Noting that the Supreme Court had considered such changing circumstances in deciding to give cable TV full, rather than qualified, First Amendment protection from government regulation, the Circuit Court said it could “think of no reason why this rationale for applying strict scrutiny in the case of cable television would not apply with equal force to broadcast television” in light of the parental control technology now available.

Still, it conceded that, as a lower federal court, it was bound by Supreme Court precedent, “regardless of whether it reflects today’s realities.  The Supreme Court may decide, in due course, to overrule Pacifica and subject speech restrictions in the broadcast context to strict scrutiny.” But it has not done so yet, so, the panel said, it was bound not to anticipate such a change.

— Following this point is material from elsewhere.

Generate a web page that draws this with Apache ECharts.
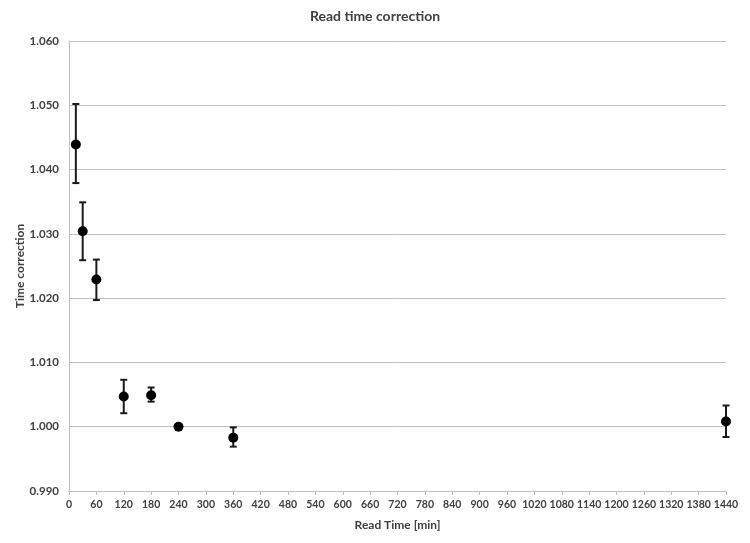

But, rather than sort out just what Pacifica means in the present communications environment, the panel simply resorted to vagueness doctrine, and found that the Commission had been unable to show, with any clarity, just what is now banned, and what is now allowed, on radio and TV in either entertainment or news programming.  It thus nullified the policy outright.

The Circuit Court had the case returned to it by the Supreme Court in April last year in a 5-4 decision.  The majority ruled then that the FCC’s ban on “fleeting expletives” did not violate the federal statutes under which the FCC operates.  But that ruling did not resolve the broadcast industry’s constitutional challenges to the ban, leaving that to the Second Circuit in the first instance, leading to Tuesday’s ruling.

The FCC now has the option of seeking en banc review by the full Second Circuit, or of taking the case on to the Supreme Court, if it wishes to try to resurrect the ban.